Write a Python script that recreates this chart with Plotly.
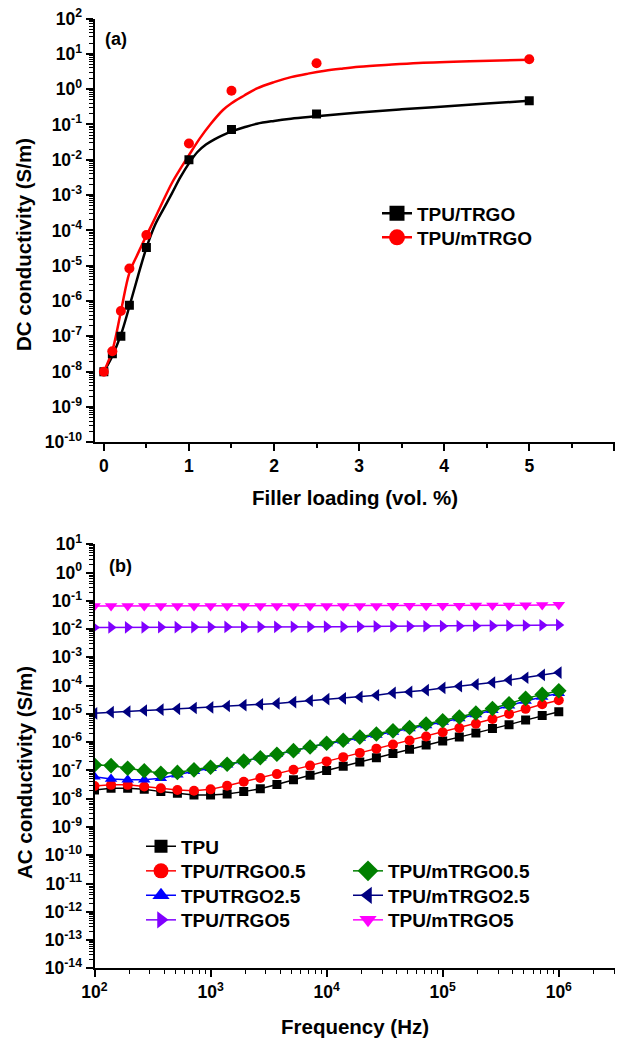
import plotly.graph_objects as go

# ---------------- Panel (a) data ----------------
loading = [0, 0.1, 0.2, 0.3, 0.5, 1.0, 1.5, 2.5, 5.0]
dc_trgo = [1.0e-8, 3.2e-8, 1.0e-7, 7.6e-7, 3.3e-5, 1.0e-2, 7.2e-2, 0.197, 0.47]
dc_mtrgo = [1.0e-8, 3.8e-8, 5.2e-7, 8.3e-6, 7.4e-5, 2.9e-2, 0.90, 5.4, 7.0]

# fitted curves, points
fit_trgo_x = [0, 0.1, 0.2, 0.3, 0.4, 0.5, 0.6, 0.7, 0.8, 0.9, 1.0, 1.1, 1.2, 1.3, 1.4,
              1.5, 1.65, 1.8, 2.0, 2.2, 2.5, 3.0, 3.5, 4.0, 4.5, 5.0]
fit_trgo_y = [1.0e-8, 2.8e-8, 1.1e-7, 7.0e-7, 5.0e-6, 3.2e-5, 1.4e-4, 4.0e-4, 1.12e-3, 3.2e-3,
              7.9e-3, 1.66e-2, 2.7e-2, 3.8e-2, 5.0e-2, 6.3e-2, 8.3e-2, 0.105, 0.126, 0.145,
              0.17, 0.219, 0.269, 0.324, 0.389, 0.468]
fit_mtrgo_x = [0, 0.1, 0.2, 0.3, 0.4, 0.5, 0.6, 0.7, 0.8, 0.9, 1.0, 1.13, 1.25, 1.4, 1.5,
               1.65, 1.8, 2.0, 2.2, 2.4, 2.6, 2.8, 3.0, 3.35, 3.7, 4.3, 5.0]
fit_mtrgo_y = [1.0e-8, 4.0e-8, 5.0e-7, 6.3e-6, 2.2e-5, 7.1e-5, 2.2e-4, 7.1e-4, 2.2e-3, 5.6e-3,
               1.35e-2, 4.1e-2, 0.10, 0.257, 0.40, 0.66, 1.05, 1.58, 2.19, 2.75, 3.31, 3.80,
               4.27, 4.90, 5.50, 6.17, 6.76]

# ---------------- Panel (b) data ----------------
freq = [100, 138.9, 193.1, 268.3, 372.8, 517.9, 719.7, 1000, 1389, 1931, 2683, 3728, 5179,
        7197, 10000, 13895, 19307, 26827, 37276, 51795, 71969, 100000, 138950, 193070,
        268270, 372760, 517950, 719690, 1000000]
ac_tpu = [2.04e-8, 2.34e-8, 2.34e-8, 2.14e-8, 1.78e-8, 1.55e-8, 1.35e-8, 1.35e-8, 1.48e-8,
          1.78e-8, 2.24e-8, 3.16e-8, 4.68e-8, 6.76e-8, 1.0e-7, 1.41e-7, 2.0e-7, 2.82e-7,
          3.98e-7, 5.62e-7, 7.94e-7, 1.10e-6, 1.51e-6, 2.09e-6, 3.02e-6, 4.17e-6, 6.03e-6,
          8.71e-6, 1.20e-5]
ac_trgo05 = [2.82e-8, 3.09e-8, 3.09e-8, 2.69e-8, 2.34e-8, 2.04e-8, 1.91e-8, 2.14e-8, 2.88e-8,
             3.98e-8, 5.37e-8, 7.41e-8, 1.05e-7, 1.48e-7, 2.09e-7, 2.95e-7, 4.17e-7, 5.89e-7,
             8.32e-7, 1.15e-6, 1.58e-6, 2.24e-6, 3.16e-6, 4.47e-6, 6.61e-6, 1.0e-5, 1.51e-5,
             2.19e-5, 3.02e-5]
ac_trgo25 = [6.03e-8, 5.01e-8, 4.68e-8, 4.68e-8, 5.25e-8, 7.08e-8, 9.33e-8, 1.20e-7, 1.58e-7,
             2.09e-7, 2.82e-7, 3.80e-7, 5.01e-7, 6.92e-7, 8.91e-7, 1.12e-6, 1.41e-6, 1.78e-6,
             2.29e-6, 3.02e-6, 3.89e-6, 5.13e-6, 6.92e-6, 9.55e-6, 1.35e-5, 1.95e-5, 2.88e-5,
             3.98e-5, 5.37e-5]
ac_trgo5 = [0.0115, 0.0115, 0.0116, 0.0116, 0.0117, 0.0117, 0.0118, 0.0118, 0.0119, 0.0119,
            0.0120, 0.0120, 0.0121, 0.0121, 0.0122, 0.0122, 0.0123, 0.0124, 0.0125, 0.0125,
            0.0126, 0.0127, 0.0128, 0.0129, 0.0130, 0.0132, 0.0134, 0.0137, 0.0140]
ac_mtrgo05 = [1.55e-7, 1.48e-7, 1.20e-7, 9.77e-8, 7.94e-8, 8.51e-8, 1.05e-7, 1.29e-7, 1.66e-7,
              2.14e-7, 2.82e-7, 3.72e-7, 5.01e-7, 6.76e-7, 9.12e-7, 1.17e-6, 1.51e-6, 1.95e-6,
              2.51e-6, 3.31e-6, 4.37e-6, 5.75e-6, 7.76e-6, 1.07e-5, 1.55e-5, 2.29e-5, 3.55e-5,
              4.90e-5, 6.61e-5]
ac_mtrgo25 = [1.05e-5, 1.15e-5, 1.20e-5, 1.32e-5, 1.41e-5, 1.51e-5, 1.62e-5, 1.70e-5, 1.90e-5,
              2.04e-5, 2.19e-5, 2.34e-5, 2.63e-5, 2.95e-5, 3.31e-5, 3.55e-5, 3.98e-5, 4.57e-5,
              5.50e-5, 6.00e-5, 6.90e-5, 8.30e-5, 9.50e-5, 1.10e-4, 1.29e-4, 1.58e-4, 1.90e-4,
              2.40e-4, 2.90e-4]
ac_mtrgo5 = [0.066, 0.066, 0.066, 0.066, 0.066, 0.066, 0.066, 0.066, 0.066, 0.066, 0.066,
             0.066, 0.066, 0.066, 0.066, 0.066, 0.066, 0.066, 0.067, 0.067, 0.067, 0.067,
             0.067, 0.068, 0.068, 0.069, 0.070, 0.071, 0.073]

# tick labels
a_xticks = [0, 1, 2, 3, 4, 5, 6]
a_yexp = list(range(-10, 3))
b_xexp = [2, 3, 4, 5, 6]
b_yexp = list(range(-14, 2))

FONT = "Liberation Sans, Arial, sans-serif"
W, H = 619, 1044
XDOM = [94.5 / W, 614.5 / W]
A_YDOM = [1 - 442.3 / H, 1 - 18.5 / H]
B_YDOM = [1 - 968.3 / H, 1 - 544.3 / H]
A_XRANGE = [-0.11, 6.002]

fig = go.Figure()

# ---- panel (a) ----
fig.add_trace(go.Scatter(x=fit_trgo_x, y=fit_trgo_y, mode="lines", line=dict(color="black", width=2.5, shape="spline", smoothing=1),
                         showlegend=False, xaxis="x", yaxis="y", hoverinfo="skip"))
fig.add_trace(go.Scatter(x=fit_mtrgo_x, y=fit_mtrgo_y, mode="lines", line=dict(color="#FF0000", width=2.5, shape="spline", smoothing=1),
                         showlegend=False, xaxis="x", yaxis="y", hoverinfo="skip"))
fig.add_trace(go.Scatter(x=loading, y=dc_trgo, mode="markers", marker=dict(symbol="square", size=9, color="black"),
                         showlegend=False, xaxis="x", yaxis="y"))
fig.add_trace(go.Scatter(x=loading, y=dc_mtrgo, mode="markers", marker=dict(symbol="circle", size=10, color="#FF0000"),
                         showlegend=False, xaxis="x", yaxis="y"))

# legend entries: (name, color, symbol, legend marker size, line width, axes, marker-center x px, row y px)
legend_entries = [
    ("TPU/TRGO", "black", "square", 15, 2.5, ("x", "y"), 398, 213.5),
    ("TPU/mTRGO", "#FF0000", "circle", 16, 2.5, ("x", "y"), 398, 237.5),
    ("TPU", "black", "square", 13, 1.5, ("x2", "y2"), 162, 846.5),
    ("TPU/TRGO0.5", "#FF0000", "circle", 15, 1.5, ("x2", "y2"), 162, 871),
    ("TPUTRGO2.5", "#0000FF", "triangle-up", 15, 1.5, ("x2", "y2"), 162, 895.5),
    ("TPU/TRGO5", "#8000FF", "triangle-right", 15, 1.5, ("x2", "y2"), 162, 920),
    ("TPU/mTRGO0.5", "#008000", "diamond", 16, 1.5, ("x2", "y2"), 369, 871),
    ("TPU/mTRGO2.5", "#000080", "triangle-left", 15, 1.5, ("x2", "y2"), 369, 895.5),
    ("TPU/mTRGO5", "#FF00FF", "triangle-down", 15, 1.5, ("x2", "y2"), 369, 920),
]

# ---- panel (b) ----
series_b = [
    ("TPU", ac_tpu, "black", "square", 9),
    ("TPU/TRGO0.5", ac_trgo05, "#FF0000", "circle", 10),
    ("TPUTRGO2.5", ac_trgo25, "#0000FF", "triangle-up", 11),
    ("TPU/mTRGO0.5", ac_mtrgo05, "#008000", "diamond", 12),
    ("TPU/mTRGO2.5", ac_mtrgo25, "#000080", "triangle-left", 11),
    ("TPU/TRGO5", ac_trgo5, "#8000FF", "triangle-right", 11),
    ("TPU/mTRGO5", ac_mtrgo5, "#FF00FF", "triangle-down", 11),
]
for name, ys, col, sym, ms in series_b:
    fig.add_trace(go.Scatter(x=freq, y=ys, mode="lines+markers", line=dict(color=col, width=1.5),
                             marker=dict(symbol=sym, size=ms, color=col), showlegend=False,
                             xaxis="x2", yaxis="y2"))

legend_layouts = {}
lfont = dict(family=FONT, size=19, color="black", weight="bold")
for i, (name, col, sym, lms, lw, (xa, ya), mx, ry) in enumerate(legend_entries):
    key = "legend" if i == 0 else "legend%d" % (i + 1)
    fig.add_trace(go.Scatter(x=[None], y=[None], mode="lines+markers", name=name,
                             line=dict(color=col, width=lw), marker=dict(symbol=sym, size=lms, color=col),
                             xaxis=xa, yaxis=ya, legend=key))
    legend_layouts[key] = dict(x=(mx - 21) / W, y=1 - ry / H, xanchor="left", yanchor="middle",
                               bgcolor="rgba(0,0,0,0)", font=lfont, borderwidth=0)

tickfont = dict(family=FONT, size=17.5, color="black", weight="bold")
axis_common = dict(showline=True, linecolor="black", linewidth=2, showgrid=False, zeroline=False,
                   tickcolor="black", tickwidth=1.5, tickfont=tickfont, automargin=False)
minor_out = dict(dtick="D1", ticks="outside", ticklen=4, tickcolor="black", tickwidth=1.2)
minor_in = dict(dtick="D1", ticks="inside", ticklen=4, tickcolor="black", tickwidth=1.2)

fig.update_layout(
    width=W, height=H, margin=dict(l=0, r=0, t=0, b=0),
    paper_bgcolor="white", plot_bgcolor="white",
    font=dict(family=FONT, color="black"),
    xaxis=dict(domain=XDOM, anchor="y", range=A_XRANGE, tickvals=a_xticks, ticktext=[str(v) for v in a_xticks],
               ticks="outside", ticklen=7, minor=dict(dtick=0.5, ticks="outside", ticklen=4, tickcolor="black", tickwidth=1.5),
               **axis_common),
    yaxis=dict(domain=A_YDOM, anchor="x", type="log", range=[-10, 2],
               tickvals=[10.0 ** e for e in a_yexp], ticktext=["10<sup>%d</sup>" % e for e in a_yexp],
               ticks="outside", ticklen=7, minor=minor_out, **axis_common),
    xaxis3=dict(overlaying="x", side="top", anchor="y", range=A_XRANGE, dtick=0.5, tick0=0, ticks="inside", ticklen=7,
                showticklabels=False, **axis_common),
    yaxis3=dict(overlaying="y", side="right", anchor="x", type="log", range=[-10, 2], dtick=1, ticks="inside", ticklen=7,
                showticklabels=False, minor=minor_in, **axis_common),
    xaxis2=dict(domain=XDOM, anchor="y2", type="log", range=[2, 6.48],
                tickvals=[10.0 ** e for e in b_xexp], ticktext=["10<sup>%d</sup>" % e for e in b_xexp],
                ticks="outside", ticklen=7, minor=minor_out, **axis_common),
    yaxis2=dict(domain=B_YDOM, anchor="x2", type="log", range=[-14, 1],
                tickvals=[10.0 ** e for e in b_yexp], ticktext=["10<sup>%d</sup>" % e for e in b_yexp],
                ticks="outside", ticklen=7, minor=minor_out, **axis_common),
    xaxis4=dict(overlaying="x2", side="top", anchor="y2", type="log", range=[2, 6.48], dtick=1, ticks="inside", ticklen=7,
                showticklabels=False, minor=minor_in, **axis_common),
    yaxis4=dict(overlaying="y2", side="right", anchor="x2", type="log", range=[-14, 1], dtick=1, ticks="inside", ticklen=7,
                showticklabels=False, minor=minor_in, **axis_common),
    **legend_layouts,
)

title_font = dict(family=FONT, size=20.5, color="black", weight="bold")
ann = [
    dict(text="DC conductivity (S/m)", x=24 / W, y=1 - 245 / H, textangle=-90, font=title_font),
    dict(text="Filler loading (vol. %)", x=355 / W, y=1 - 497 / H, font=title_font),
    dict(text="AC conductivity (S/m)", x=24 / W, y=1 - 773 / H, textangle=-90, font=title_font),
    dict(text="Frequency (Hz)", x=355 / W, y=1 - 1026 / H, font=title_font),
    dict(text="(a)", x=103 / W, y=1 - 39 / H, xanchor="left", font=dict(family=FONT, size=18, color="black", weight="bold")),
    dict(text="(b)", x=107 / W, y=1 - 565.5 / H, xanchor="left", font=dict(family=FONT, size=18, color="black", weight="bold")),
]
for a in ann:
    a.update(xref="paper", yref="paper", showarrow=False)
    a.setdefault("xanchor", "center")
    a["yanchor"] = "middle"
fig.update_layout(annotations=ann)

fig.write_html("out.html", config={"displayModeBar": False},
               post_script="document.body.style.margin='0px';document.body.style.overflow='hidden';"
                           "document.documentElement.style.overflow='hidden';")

□ □ □ □ □

Task statement
Copy nothing but the lines from the top of the data down to the line containing "4.27, 4.90, 5.50, 6.17, 6.76]", and leave the pictures out.

Result
Write a Python script that recreates this chart with Plotly.
import plotly.graph_objects as go

# ---------------- Panel (a) data ----------------
loading = [0, 0.1, 0.2, 0.3, 0.5, 1.0, 1.5, 2.5, 5.0]
dc_trgo = [1.0e-8, 3.2e-8, 1.0e-7, 7.6e-7, 3.3e-5, 1.0e-2, 7.2e-2, 0.197, 0.47]
dc_mtrgo = [1.0e-8, 3.8e-8, 5.2e-7, 8.3e-6, 7.4e-5, 2.9e-2, 0.90, 5.4, 7.0]

# fitted curves, points
fit_trgo_x = [0, 0.1, 0.2, 0.3, 0.4, 0.5, 0.6, 0.7, 0.8, 0.9, 1.0, 1.1, 1.2, 1.3, 1.4,
              1.5, 1.65, 1.8, 2.0, 2.2, 2.5, 3.0, 3.5, 4.0, 4.5, 5.0]
fit_trgo_y = [1.0e-8, 2.8e-8, 1.1e-7, 7.0e-7, 5.0e-6, 3.2e-5, 1.4e-4, 4.0e-4, 1.12e-3, 3.2e-3,
              7.9e-3, 1.66e-2, 2.7e-2, 3.8e-2, 5.0e-2, 6.3e-2, 8.3e-2, 0.105, 0.126, 0.145,
              0.17, 0.219, 0.269, 0.324, 0.389, 0.468]
fit_mtrgo_x = [0, 0.1, 0.2, 0.3, 0.4, 0.5, 0.6, 0.7, 0.8, 0.9, 1.0, 1.13, 1.25, 1.4, 1.5,
               1.65, 1.8, 2.0, 2.2, 2.4, 2.6, 2.8, 3.0, 3.35, 3.7, 4.3, 5.0]
fit_mtrgo_y = [1.0e-8, 4.0e-8, 5.0e-7, 6.3e-6, 2.2e-5, 7.1e-5, 2.2e-4, 7.1e-4, 2.2e-3, 5.6e-3,
               1.35e-2, 4.1e-2, 0.10, 0.257, 0.40, 0.66, 1.05, 1.58, 2.19, 2.75, 3.31, 3.80,
               4.27, 4.90, 5.50, 6.17, 6.76]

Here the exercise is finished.